** INSTRUCTIONS FOR THE TASK **
Give the number of lines in the records below that include "chart", and nothing more.

** RECORDS SHOWN **

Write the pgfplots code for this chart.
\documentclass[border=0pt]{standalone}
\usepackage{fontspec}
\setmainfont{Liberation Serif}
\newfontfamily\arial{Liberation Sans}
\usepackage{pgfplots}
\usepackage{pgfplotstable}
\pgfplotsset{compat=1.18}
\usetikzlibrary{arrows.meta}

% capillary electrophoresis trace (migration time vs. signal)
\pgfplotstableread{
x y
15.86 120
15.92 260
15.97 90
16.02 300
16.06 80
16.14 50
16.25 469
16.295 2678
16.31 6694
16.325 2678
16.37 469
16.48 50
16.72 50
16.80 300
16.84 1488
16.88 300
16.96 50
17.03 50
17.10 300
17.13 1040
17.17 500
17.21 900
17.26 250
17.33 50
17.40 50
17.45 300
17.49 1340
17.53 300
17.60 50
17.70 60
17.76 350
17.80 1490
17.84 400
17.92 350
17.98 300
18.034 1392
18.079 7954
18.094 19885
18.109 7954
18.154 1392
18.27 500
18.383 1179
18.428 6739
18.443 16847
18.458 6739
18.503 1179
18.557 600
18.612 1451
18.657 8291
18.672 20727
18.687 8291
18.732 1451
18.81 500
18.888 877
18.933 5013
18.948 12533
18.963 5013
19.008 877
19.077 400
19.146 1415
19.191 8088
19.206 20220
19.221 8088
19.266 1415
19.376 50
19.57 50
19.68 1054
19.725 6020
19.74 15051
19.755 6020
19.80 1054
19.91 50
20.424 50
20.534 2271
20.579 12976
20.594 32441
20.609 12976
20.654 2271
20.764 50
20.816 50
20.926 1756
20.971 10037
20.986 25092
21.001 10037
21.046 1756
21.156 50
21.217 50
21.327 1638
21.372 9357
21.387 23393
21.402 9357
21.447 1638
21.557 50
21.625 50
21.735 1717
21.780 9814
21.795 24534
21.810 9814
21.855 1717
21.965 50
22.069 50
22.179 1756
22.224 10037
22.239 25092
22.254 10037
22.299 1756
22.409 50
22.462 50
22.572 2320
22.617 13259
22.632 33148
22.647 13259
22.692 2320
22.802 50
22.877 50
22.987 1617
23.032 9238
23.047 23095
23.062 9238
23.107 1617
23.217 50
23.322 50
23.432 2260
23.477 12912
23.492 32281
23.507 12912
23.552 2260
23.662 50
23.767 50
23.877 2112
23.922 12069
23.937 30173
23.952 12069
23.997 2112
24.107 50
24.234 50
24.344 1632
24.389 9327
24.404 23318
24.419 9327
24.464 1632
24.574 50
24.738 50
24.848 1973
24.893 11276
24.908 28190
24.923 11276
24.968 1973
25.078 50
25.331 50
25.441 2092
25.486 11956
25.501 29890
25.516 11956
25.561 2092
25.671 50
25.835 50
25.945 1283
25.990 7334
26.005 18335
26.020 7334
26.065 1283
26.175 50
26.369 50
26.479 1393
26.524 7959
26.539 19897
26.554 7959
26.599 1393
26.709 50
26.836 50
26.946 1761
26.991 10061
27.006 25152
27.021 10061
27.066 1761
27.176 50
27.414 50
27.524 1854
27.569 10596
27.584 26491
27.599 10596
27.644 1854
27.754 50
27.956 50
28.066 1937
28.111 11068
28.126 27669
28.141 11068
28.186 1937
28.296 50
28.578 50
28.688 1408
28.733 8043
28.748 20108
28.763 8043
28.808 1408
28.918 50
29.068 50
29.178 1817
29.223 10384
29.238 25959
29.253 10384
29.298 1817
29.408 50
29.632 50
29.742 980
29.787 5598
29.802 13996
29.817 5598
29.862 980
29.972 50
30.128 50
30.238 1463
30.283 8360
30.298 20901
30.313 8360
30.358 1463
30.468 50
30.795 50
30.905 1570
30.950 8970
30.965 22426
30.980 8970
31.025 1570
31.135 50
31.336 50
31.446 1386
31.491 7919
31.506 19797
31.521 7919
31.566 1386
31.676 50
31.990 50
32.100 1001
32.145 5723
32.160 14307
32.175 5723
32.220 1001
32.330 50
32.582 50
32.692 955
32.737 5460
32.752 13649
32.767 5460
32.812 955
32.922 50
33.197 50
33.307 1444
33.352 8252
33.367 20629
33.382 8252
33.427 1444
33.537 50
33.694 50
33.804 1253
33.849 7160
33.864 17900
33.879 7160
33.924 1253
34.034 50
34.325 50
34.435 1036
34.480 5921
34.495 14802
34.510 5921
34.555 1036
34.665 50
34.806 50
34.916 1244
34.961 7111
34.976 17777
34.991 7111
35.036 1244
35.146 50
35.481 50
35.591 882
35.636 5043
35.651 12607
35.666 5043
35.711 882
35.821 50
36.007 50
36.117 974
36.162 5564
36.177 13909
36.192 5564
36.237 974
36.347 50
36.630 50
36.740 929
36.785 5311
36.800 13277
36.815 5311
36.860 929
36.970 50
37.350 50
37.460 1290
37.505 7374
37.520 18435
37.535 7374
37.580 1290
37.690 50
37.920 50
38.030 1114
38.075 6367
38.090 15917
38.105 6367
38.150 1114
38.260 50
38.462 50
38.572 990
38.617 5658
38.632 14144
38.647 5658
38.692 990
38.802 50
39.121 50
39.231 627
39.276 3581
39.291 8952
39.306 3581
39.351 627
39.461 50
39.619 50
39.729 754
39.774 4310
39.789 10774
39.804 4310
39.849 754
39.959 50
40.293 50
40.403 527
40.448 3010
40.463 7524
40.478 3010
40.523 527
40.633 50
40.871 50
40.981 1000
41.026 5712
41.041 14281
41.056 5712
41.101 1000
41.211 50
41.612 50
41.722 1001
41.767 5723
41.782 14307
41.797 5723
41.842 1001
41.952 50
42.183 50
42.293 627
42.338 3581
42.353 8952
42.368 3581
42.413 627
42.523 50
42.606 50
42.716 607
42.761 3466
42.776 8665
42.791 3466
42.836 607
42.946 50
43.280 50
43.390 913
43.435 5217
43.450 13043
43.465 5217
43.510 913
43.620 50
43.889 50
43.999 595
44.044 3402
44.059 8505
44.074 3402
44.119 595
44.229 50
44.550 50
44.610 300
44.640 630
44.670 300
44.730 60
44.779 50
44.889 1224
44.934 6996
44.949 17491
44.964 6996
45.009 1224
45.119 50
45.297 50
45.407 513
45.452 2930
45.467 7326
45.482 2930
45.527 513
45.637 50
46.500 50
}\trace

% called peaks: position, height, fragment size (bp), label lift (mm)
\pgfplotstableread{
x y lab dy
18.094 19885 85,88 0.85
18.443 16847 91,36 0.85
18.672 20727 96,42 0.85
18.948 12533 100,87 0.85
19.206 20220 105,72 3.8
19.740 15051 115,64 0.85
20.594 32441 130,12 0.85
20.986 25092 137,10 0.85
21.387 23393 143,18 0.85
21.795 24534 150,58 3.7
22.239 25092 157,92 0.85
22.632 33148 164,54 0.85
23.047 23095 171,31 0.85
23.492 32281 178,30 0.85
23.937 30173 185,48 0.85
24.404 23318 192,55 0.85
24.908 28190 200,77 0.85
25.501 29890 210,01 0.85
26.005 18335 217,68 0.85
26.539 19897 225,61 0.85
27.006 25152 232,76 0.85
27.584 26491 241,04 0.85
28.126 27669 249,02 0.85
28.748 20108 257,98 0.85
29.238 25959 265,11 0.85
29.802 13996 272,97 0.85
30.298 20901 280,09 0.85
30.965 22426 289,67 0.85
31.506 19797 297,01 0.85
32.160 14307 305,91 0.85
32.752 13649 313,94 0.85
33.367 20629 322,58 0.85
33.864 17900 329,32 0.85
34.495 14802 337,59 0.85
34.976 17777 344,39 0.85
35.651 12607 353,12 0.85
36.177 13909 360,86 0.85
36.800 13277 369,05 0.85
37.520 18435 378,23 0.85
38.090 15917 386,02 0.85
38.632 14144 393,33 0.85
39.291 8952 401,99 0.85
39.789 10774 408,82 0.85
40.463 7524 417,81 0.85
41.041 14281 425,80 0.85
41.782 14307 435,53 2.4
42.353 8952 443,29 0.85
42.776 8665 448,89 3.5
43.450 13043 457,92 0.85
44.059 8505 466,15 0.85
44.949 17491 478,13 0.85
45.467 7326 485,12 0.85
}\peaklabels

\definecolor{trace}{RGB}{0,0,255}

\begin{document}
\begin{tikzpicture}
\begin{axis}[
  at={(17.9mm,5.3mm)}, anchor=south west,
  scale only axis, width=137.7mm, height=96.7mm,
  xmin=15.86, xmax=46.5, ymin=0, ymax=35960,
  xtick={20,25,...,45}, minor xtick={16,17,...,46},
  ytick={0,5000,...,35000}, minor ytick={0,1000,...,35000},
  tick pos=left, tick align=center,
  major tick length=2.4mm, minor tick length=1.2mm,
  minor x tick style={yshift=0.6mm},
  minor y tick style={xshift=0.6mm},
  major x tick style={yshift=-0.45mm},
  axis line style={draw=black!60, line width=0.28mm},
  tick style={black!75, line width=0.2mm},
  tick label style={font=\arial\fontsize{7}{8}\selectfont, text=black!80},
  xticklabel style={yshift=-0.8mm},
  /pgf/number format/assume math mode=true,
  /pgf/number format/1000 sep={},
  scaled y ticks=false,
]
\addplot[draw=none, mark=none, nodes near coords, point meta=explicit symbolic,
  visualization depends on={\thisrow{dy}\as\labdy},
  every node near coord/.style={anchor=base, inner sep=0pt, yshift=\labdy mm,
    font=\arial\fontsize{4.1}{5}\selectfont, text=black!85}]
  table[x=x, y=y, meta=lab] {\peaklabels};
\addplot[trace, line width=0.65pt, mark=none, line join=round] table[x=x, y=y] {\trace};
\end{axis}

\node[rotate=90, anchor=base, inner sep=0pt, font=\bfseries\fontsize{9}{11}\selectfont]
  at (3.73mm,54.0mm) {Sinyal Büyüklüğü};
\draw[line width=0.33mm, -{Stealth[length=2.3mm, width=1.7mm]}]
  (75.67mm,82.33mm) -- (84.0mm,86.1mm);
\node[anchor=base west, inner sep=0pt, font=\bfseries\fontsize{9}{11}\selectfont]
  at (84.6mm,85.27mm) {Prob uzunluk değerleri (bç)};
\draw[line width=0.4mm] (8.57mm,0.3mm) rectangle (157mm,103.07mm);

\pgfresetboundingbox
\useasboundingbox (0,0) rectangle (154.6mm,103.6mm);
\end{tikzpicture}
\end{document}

==

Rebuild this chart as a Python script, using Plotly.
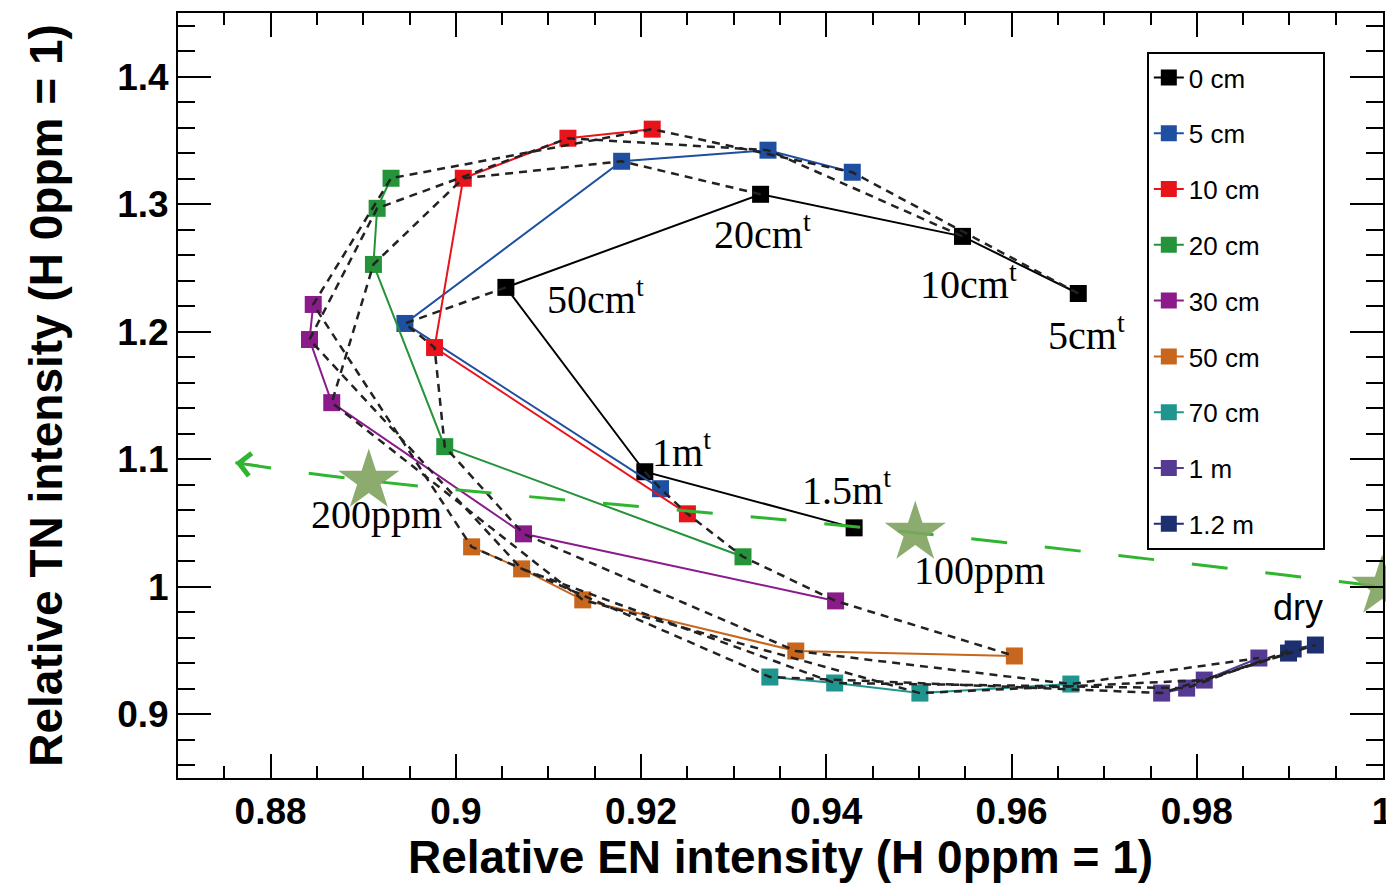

** EXPECTED ANSWER **
2